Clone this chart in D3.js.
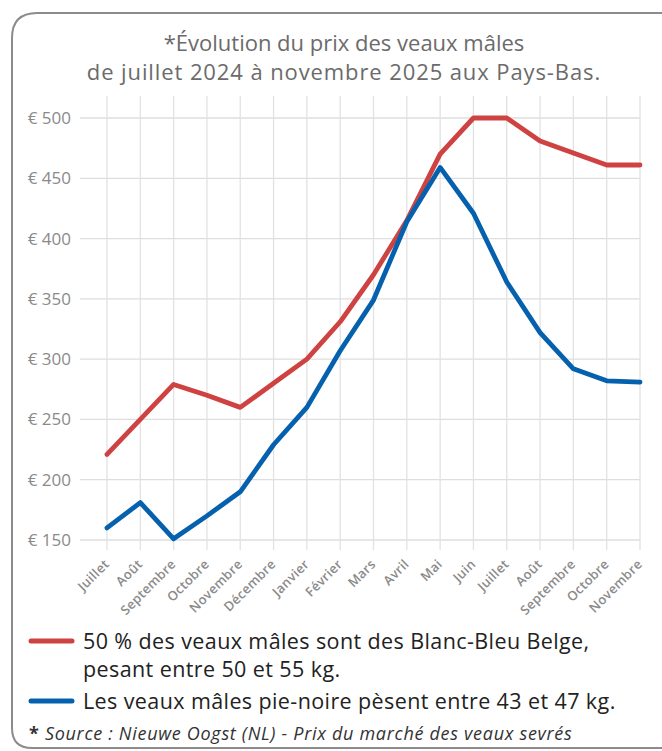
<!DOCTYPE html>
<html>
  <head>
    <meta charset="utf-8" />
    <title>Prix des veaux mâles</title>
    <script src="https://d3js.org/d3.v7.min.js"></script>
    <style>
       body {
         margin:0;
         background:#fff;
       }
       text { font-family: "Open Sans", "Noto Sans", sans-serif; }
    </style>
  </head>
  <body>

    <svg id="chart"></svg>

    <script>

      // months from juillet 2024 to novembre 2025
      var months = ["Juillet", "Août", "Septembre", "Octobre", "Novembre", "Décembre", "Janvier",
        "Février", "Mars", "Avril", "Mai", "Juin", "Juillet", "Août", "Septembre", "Octobre", "Novembre"];
      var bbb = [221, 250, 279, 270, 260, 280, 300, 331, 370, 415, 470, 500, 500, 481, 471, 461, 461];
      var pieNoire = [160, 181, 151, 170, 190, 229, 260, 307, 349, 414, 459, 421, 364, 322, 292, 282, 281];
      var yTicks = [150, 200, 250, 300, 350, 400, 450, 500];

      var titleLines = ["*Évolution du prix des veaux mâles", "de juillet 2024 à novembre 2025 aux Pays-Bas."];
      var legend = [
        { color: "#cf4242", lines: ["50 % des veaux mâles sont des Blanc-Bleu Belge,", "pesant entre 50 et 55 kg."] },
        { color: "#0561ad", lines: ["Les veaux mâles pie-noire pèsent entre 43 et 47 kg."] }
      ];

      var width = 662, height = 751;
      var margin = { top: 118, right: 22, bottom: 211, left: 107 };

      var svg = d3.select("#chart")
        .attr("width", width)
        .attr("height", height);

      // frame with rounded left corners
      svg.append("path")
        .attr("d", "M 662 13 L 37 13 Q 12 13 12 38 L 12 728 Q 12 748 32 748 L 662 748")
        .attr("fill", "none")
        .attr("stroke", "#8c8c8c")
        .attr("stroke-width", 2);

      svg.selectAll(".title")
        .data(titleLines)
        .enter().append("text")
        .attr("class", "title")
        .attr("x", 344)
        .attr("y", function(d, i) { return 51 + i * 29; })
        .attr("text-anchor", "middle")
        .attr("font-size", 22)
        .attr("font-weight", 500)
        .attr("letter-spacing", function(d, i) { return i ? 0.9 : 0; })
        .attr("fill", "#6b6b6b")
        .text(function(d) { return d; });

      var x = d3.scalePoint()
        .domain(d3.range(months.length))
        .range([margin.left, width - margin.right]);

      var y = d3.scaleLinear()
        .domain([150, 500])
        .range([height - margin.bottom + 0, margin.top]);

      // horizontal grid
      svg.append("g")
        .selectAll("line")
        .data(yTicks)
        .enter().append("line")
        .attr("x1", 80)
        .attr("x2", x(months.length - 1))
        .attr("y1", function(d) { return y(d); })
        .attr("y2", function(d) { return y(d); })
        .attr("stroke", "#dedede")
        .attr("stroke-width", 1.3);

      // vertical grid
      svg.append("g")
        .selectAll("line")
        .data(months)
        .enter().append("line")
        .attr("x1", function(d, i) { return x(i); })
        .attr("x2", function(d, i) { return x(i); })
        .attr("y1", 96)
        .attr("y2", y(150) + 10)
        .attr("stroke", "#e2e2e2")
        .attr("stroke-width", 1.3);

      // y labels
      svg.append("g")
        .selectAll("text")
        .data(yTicks)
        .enter().append("text")
        .attr("x", 71)
        .attr("y", function(d) { return y(d) + 6; })
        .attr("text-anchor", "end")
        .attr("font-size", 17)
        .attr("fill", "#8a8a8a")
        .text(function(d) { return "€ " + d; });

      // x labels
      svg.append("g")
        .selectAll("text")
        .data(months)
        .enter().append("text")
        .attr("transform", function(d, i) {
          return "translate(" + (x(i) + 3) + "," + (y(150) + 25) + ") rotate(-45)";
        })
        .attr("text-anchor", "end")
        .attr("font-size", 13)
        .attr("font-weight", 600)
        .attr("letter-spacing", 0.3)
        .attr("fill", "#8a8a8a")
        .text(function(d) { return d; });

      var line = d3.line()
        .x(function(d, i) { return x(i); })
        .y(function(d) { return y(d); });

      svg.append("path")
        .datum(bbb)
        .attr("d", line)
        .attr("fill", "none")
        .attr("stroke", legend[0].color)
        .attr("stroke-width", 4.8)
        .attr("stroke-linejoin", "round")
        .attr("stroke-linecap", "round");

      svg.append("path")
        .datum(pieNoire)
        .attr("d", line)
        .attr("fill", "none")
        .attr("stroke", legend[1].color)
        .attr("stroke-width", 4.8)
        .attr("stroke-linejoin", "round")
        .attr("stroke-linecap", "round");

      // legend
      var legendY = [641, 701];
      legend.forEach(function(item, k) {
        var g = svg.append("g");
        g.append("line")
          .attr("x1", 31).attr("x2", 72)
          .attr("y1", legendY[k]).attr("y2", legendY[k])
          .attr("stroke", item.color)
          .attr("stroke-width", 5)
          .attr("stroke-linecap", "round");
        g.selectAll("text")
          .data(item.lines)
          .enter().append("text")
          .attr("x", 83)
          .attr("y", function(d, i) { return legendY[k] + 8 + i * 28; })
          .attr("font-size", 21.5)
          .attr("letter-spacing", 0.4)
          .attr("fill", "#222")
          .text(function(d) { return d; });
      });

      // source
      var src = svg.append("text")
        .attr("x", 29)
        .attr("y", 740)
        .attr("font-size", 18)
        .attr("letter-spacing", 0.7)
        .attr("fill", "#333");
      src.append("tspan").attr("font-weight", 700).text("* ");
      src.append("tspan").attr("font-style", "italic").text("Source : Nieuwe Oogst (NL) - Prix du marché des veaux sevrés");

    </script>
  </body>
</html>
● ● ●
» **WHAT IS EXPECTED**: All of the lines above should be printed exactly, minus the pictures.

» **ANSWER**:
Clone this chart in D3.js.
<!DOCTYPE html>
<html>
  <head>
    <meta charset="utf-8" />
    <title>Prix des veaux mâles</title>
    <script src="https://d3js.org/d3.v7.min.js"></script>
    <style>
       body {
         margin:0;
         background:#fff;
       }
       text { font-family: "Open Sans", "Noto Sans", sans-serif; }
    </style>
  </head>
  <body>

    <svg id="chart"></svg>

    <script>

      // months from juillet 2024 to novembre 2025
      var months = ["Juillet", "Août", "Septembre", "Octobre", "Novembre", "Décembre", "Janvier",
        "Février", "Mars", "Avril", "Mai", "Juin", "Juillet", "Août", "Septembre", "Octobre", "Novembre"];
      var bbb = [221, 250, 279, 270, 260, 280, 300, 331, 370, 415, 470, 500, 500, 481, 471, 461, 461];
      var pieNoire = [160, 181, 151, 170, 190, 229, 260, 307, 349, 414, 459, 421, 364, 322, 292, 282, 281];
      var yTicks = [150, 200, 250, 300, 350, 400, 450, 500];

      var titleLines = ["*Évolution du prix des veaux mâles", "de juillet 2024 à novembre 2025 aux Pays-Bas."];
      var legend = [
        { color: "#cf4242", lines: ["50 % des veaux mâles sont des Blanc-Bleu Belge,", "pesant entre 50 et 55 kg."] },
        { color: "#0561ad", lines: ["Les veaux mâles pie-noire pèsent entre 43 et 47 kg."] }
      ];

      var width = 662, height = 751;
      var margin = { top: 118, right: 22, bottom: 211, left: 107 };

      var svg = d3.select("#chart")
        .attr("width", width)
        .attr("height", height);

      // frame with rounded left corners
      svg.append("path")
        .attr("d", "M 662 13 L 37 13 Q 12 13 12 38 L 12 728 Q 12 748 32 748 L 662 748")
        .attr("fill", "none")
        .attr("stroke", "#8c8c8c")
        .attr("stroke-width", 2);

      svg.selectAll(".title")
        .data(titleLines)
        .enter().append("text")
        .attr("class", "title")
        .attr("x", 344)
        .attr("y", function(d, i) { return 51 + i * 29; })
        .attr("text-anchor", "middle")
        .attr("font-size", 22)
        .attr("font-weight", 500)
        .attr("letter-spacing", function(d, i) { return i ? 0.9 : 0; })
        .attr("fill", "#6b6b6b")
        .text(function(d) { return d; });

      var x = d3.scalePoint()
        .domain(d3.range(months.length))
        .range([margin.left, width - margin.right]);

      var y = d3.scaleLinear()
        .domain([150, 500])
        .range([height - margin.bottom + 0, margin.top]);

      // horizontal grid
      svg.append("g")
        .selectAll("line")
        .data(yTicks)
        .enter().append("line")
        .attr("x1", 80)
        .attr("x2", x(months.length - 1))
        .attr("y1", function(d) { return y(d); })
        .attr("y2", function(d) { return y(d); })
        .attr("stroke", "#dedede")
        .attr("stroke-width", 1.3);

      // vertical grid
      svg.append("g")
        .selectAll("line")
        .data(months)
        .enter().append("line")
        .attr("x1", function(d, i) { return x(i); })
        .attr("x2", function(d, i) { return x(i); })
        .attr("y1", 96)
        .attr("y2", y(150) + 10)
        .attr("stroke", "#e2e2e2")
        .attr("stroke-width", 1.3);

      // y labels
      svg.append("g")
        .selectAll("text")
        .data(yTicks)
        .enter().append("text")
        .attr("x", 71)
        .attr("y", function(d) { return y(d) + 6; })
        .attr("text-anchor", "end")
        .attr("font-size", 17)
        .attr("fill", "#8a8a8a")
        .text(function(d) { return "€ " + d; });

      // x labels
      svg.append("g")
        .selectAll("text")
        .data(months)
        .enter().append("text")
        .attr("transform", function(d, i) {
          return "translate(" + (x(i) + 3) + "," + (y(150) + 25) + ") rotate(-45)";
        })
        .attr("text-anchor", "end")
        .attr("font-size", 13)
        .attr("font-weight", 600)
        .attr("letter-spacing", 0.3)
        .attr("fill", "#8a8a8a")
        .text(function(d) { return d; });

      var line = d3.line()
        .x(function(d, i) { return x(i); })
        .y(function(d) { return y(d); });

      svg.append("path")
        .datum(bbb)
        .attr("d", line)
        .attr("fill", "none")
        .attr("stroke", legend[0].color)
        .attr("stroke-width", 4.8)
        .attr("stroke-linejoin", "round")
        .attr("stroke-linecap", "round");

      svg.append("path")
        .datum(pieNoire)
        .attr("d", line)
        .attr("fill", "none")
        .attr("stroke", legend[1].color)
        .attr("stroke-width", 4.8)
        .attr("stroke-linejoin", "round")
        .attr("stroke-linecap", "round");

      // legend
      var legendY = [641, 701];
      legend.forEach(function(item, k) {
        var g = svg.append("g");
        g.append("line")
          .attr("x1", 31).attr("x2", 72)
          .attr("y1", legendY[k]).attr("y2", legendY[k])
          .attr("stroke", item.color)
          .attr("stroke-width", 5)
          .attr("stroke-linecap", "round");
        g.selectAll("text")
          .data(item.lines)
          .enter().append("text")
          .attr("x", 83)
          .attr("y", function(d, i) { return legendY[k] + 8 + i * 28; })
          .attr("font-size", 21.5)
          .attr("letter-spacing", 0.4)
          .attr("fill", "#222")
          .text(function(d) { return d; });
      });

      // source
      var src = svg.append("text")
        .attr("x", 29)
        .attr("y", 740)
        .attr("font-size", 18)
        .attr("letter-spacing", 0.7)
        .attr("fill", "#333");
      src.append("tspan").attr("font-weight", 700).text("* ");
      src.append("tspan").attr("font-style", "italic").text("Source : Nieuwe Oogst (NL) - Prix du marché des veaux sevrés");

    </script>
  </body>
</html>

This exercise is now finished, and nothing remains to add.